What can data science contribute to environmental research and vice versa?
PT: Major environmental questions remain, and physical comprehension remains insufficient. What this means is that we are not able to convert what is observed into equations. The question is, can we try to understand these environmental phenomena using data, since the connections are undoubtedly hidden within it? To reveal this data, a suitable mathematical tool must be built.
Also, when we check the weather, for example, we don’t trust the forecasts that are made beyond one week’s time, because the system is complex. It’s called “chaotic.” The difficulty in forecasting environmental data lies in the fact that many interactions can take place between the variables that physics cannot even explain. This complexity requires a revision of the applied mathematical techniques that are commonly used. The environment forces us to rethink the way data is processed. This makes it an ideal field for data science, since it is hard to master, thus providing a challenge for mathematicians.
Can you give us an example of an environmental issue that has benefited from a mathematical approach?
PT: Some statistical approaches have proven successful. Forecasting the coupled atmosphere-ocean phenomenon called ENSO (with its two opposite phases: El Nino/La Nina) is a good example. The two ENSO phases appear irregularly (every 2 to 7 years) and have extremely significant human, economic and ecological impacts [they particularly affect North and South America]. Therefore, physicists try to predict six months in advance whether we will experience a normal year, El Nino (unusually hot) or La Nina (unusually cold). The ENSO predictions from statistical models were often found to be better than the predictions provided by physical models. These statistical forecasts are based on learning from historical data that is constantly increasing, particularly since the use of satellites.
This conference also provided an opportunity to identify other environmental challenges that remain unresolved, for which data science could provide a solution. It is a vast and rapidly growing field.
Also read on I’MTech:
Ocean remote sensing: solving the puzzle of missing data
What topics will be discussed at the conferences?

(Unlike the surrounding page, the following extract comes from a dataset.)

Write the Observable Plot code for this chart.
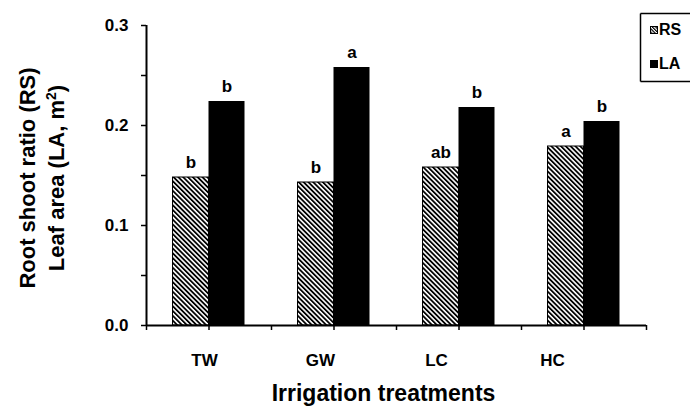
<!DOCTYPE html>
<html><head><meta charset="utf-8">
<script src="https://cdn.jsdelivr.net/npm/d3@7"></script>
<script src="https://cdn.jsdelivr.net/npm/@observablehq/plot@0.6"></script>
<style>
html,body{margin:0;padding:0;background:#fff;overflow:hidden;font-family:"Liberation Sans",Arial,sans-serif;}
#wrap svg{display:block;}
</style></head><body><div id="wrap"></div>
<script>
const categories = ["TW", "GW", "LC", "HC"];
const rsValues = [0.148, 0.143, 0.158, 0.179];
const laValues = [0.224, 0.258, 0.218, 0.204];
const rsLetters = ["b", "b", "ab", "a"];
const laLetters = ["b", "a", "b", "b"];
const yTicks = [0, 0.05, 0.1, 0.15, 0.2, 0.25, 0.3];
const seriesNames = ["RS", "LA"];

const barW = 0.288;          // bar width as a fraction of a category
const labelStretch = 0.928;  // category labels drift left as in the original
const font = "Liberation Sans, Arial, sans-serif";

const rsRows = categories.map((c, i) => ({cat: c, i, value: rsValues[i], letter: rsLetters[i]}));
const laRows = categories.map((c, i) => ({cat: c, i, value: laValues[i], letter: laLetters[i]}));

const chart = Plot.plot({
  width: 690, height: 410,
  marginLeft: 146, marginRight: 44, marginTop: 25, marginBottom: 85,
  x: {domain: [0, categories.length], axis: null},
  y: {domain: [0, 0.3], axis: null},
  style: {fontFamily: font, background: "#fff", color: "#000"},
  marks: [
    Plot.rectY(rsRows, {x1: d => d.i + 0.5 - barW, x2: d => d.i + 0.5, y1: 0, y2: "value", fill: "url(#hatchRS)", stroke: "#000", strokeWidth: 1}),
    Plot.rectY(laRows, {x1: d => d.i + 0.5, x2: d => d.i + 0.5 + barW, y1: 0, y2: "value", fill: "#000"}),
    Plot.text(rsRows, {x: d => d.i + 0.5 - barW / 2, y: "value", text: "letter", lineAnchor: "bottom", dy: -10, fontSize: 17, fontWeight: "bold"}),
    Plot.text(laRows, {x: d => d.i + 0.5 + barW / 2, y: "value", text: "letter", lineAnchor: "bottom", dy: -10, fontSize: 17, fontWeight: "bold"}),
    Plot.axisY({ticks: yTicks, label: null, tickSize: 5, tickPadding: 13, strokeWidth: 1.5, fontSize: 17, fontWeight: "bold",
      tickFormat: d => (Math.round(d * 100) % 10 === 0 ? d.toFixed(1) : "")}),
    Plot.axisX({ticks: d3.range(0, categories.length + 0.01, 0.5), label: null, tickSize: 5, strokeWidth: 1.5, tickFormat: () => ""}),
    Plot.ruleX([0], {y1: 0, y2: 0.3, strokeWidth: 2}),
    Plot.ruleY([0], {x1: 0, x2: categories.length, strokeWidth: 2}),
    Plot.text(categories, {x: (d, i) => (i + 0.5) * labelStretch, y: 0, dy: 35, text: d => d, fontSize: 17, fontWeight: "bold"}),
    Plot.text(["Irrigation treatments"], {frameAnchor: "bottom", dx: -13, dy: 75, text: d => d, fontSize: 23, fontWeight: "bold"})
  ]
});

const svg = d3.select(chart);
svg.insert("defs", ":first-child").html(
  `<pattern id="hatchRS" patternUnits="userSpaceOnUse" width="3.4" height="3.4" patternTransform="rotate(-45)">
     <rect width="3.4" height="3.4" fill="#fff"/>
     <rect width="1.8" height="3.4" fill="#000"/>
   </pattern>
   <pattern id="hatchLeg" patternUnits="userSpaceOnUse" width="2.4" height="2.4" patternTransform="rotate(-45)">
     <rect width="2.4" height="2.4" fill="#fff"/>
     <rect width="1.2" height="2.4" fill="#000"/>
   </pattern>`);

// y-axis title (two lines)
const g = svg.append("g").attr("font-family", font).attr("font-weight", "bold").attr("font-size", 22).attr("text-anchor", "middle");
g.append("text").attr("transform", "translate(35,178) rotate(-90)").text("Root shoot ratio (RS)");
const t2 = g.append("text").attr("transform", "translate(64,178) rotate(-90)");
t2.append("tspan").text("Leaf area (LA, m");
t2.append("tspan").attr("font-size", 14).attr("dy", -8).text("2");
t2.append("tspan").attr("dy", 8).text(")");

// legend: box open on the right (it runs off the edge in the original)
const lg = svg.append("g").attr("font-family", font).attr("font-weight", "bold").attr("font-size", 16).attr("text-anchor", "start");
lg.append("line").attr("x1", 640.5).attr("x2", 690).attr("y1", 13.5).attr("y2", 13.5).attr("stroke", "#000").attr("stroke-width", 1.5);
lg.append("line").attr("x1", 640.5).attr("x2", 640.5).attr("y1", 13.5).attr("y2", 81.5).attr("stroke", "#000").attr("stroke-width", 1.5);
lg.append("line").attr("x1", 640.5).attr("x2", 690).attr("y1", 81.5).attr("y2", 81.5).attr("stroke", "#000").attr("stroke-width", 1.5);
seriesNames.forEach((s, k) => {
  const yb = k === 0 ? 35 : 69;
  lg.append("rect").attr("x", 650.5).attr("y", yb - 8.5).attr("width", 7).attr("height", 7)
    .attr("fill", s === "RS" ? "url(#hatchLeg)" : "#000").attr("stroke", "#000").attr("stroke-width", 1);
  lg.append("text").attr("x", 659).attr("y", yb).text(s);
});

document.getElementById("wrap").appendChild(chart);
</script>
</body></html>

PT: The first half focuses on the applications of data science for the climate, atmosphere, and oceans. Yet we have observed that applied mathematical methods are more widespread among the atmosphere and climate community. I think oceanographers have things to learn from what is being done elsewhere. That is also why the event is being held in Brest, one of the major European oceanographic centers.
The other sessions are devoted to mathematical methodologies, and are aimed at presenting how high dimensional problems—with a large volume of information—can be processed, and how to extract relevant information. Data assimilation is also addressed. This looks at the question of how physical forecast models can be mixed with satellite data. The last focus is on analog methods, which involve using learning techniques based on historical observations and trying to project them on current or future data.
What are the anticipated outcomes of these sessions?
PT: In the short term, the goal is to start conversations. I would like to see two researchers from both communities finding common ground, because they both have something to gain. In the medium term, the goal is to make this an ongoing event. Ideally, we would like to repeat the event in other locations in France, or in Europe, and open it up to other types of environmental data over the next two years. Finally, the long-term goal would be to initiate projects involving international collaboration. Along with several colleagues, we are currently working to establish a French-American project on the applications of applied mathematics for climate. The creation of international mixed research units in these areas would mark a true culmination.